Terrorism in Brazil has occurred since at least the 1940s.

Terror organizations

Shindo Renmei

The Shindo Renmei were a Japanese-Brazilian terror organization whose attacks were focused on resistance to the Japanese surrender at the end of World War II; attacks were perpetrated against other Japanese-Brazilians.

Islamic terror groups
According to the Brazilian Federal Police, at least seven Islamic terror groups operate in Brazil:
Al Qaeda
Jihad Media Battalion
Hezbollah
Hamas
Islamic Jihad
Al-Gama'a Al-Islamiyya
Moroccan Islamic Combatant Group
These groups operate inside the national territory and most are also known to operate on the border of Paraguay and Argentina with Brazil.

Under the Brazilian military government
During the Brazilian military government from 1964 to 1985, terrorism was a term frequently used by the state. All forms of opposition to the military regime were considered forms of terrorism; opposition members were deemed "terrorists."

An incident of right-wing terrorism known as the Riocentro attack occurred in 1981, perpetrated by a sector of the military dissatisfied with the democratic opening of the regime.

Recent history
On 21 July 2016, two weeks before the scheduled start of the Olympic Games, Brazilian Federal Police busted an Islamic jihadist terrorist ring plotting to wreak havoc in a manner similar to the 1972 Munich massacre, but they had a rather poor preparation compared to their objectives. 10 people suspected to be allied with ISIS werearrested and two more were on the run.

On 2 May 2017, Palestinian migrants threw a homemade bomb at far-right protesters, leaving several injured in São Paulo.

On 6 September 2018, the right-wing presidential candidate Jair Bolsonaro was stabbed during a political campaign in Juiz de Fora, Minas Gerais.

On 13 March 2019, two former students opened fire at a Brazilian school on Wednesday in Suzano, São Paulo.
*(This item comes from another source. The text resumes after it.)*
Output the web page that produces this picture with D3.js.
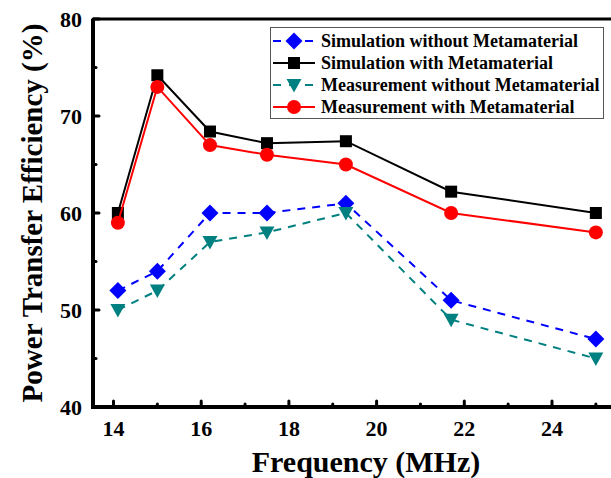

The pair killed at least five teenagers as well as two school officials before committing suicide in an attack that police said was inspired by the 1999 Columbine High School Massacre in the United States.

On 2 September 2021, a man who was planning Islamic terrorist attacks was arrested in Maringá.

Several newspapers, including O Globo, Veja, and Folha de S.Paulo, characterised the 2023 invasion of the Brazilian Congress as terrorism.

Responses and counterterrorism efforts
The Brazil government has four pieces of terrorism legislation pending in Congress:
 Visa denials – in 2011, legislation was introduced to deny visas to persons and/or expel foreigners convicted or accused of a terrorist act in another country;
 Terrorism during the World Cup – in 2011, legislation was introduced that deals with specific crimes, including terrorism, during and preceding the World Cup;
 Penal code update – legislation in 2012 sought to update the Brazilian penal code to include sentencing guidelines for terrorism crimes;
 Terrorism definitions – legislation in 2013 sought to define terrorism under the Brazilian Constitution.

Criticism
There is a large concentration of Middle Eastern immigrants in the area near the Paraguay, Argentina, Brazil border. Some authorities monitoring the area have stated that Brazil should participate more in the international fight against terrorism.